Général (2S) Jean-Bernard PINATEL

[1] Communauté Économique des États de l’Afrique de l’Ouest.

[2] Où un gendarme mauritanien a été enlevé, fin décembre 2011.

[3] Où cinq Français salariés d’Areva et de Satom, ainsi qu’un Togolais et un Malgache ont été enlevés le jeudi 16 septembre par AQMI.

[4] 300 km sud d’Agadès où, dans la nuit du 14 au 15 octobre 2012, 6 travailleurs humanitaires africains, travaillant pour une ONG nigérienne, ont été enlevés.

[5] Le radar des « Atlantics », optimisé pour repérer les périscopes de sous-marins, a fait merveille sur la mer de sable mauritanien.

[6] La France a décidé de reprendre sa coopération militaire avec le Mali, interrompue depuis un coup d’État en mars, alors que se prépare l’envoi d’une force étrangère pour reconquérir le nord du pays occupé par des islamistes armés, a annoncé un diplomate français. « En ce qui concerne la question militaire, le gouvernement français a marqué sa disponibilité à coopérer avec le Mali dans ce domaine », a déclaré Jean Félix-Paganon, envoyé spécial de la France au Sahel, avant son départ de Bamako dimanche soir. Ouest-France , lundi 22 octobre 2012.
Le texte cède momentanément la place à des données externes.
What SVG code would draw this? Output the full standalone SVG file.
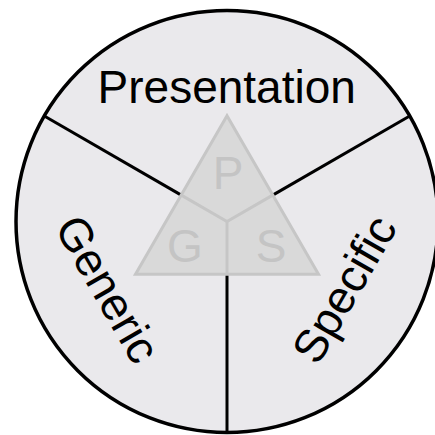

[7] Selon Intelligence Online, l’Armée de l’air française déploiera, pour le compte de la Direction du renseignement militaire (DRM), deux de ses drones MALE Harfang sur une base en cours d’aménagement au Niger. Ces engins sont rapatriés d’Afghanistan. Ces équipements viendront compléter la flottille d’avions à long rayon d’action Atlantic 2 qui assurent déjà la surveillance régulière des zones tenues par AQMI et par les autres groupes salafistes présents entre la Mauritanie, le Mali et le Niger.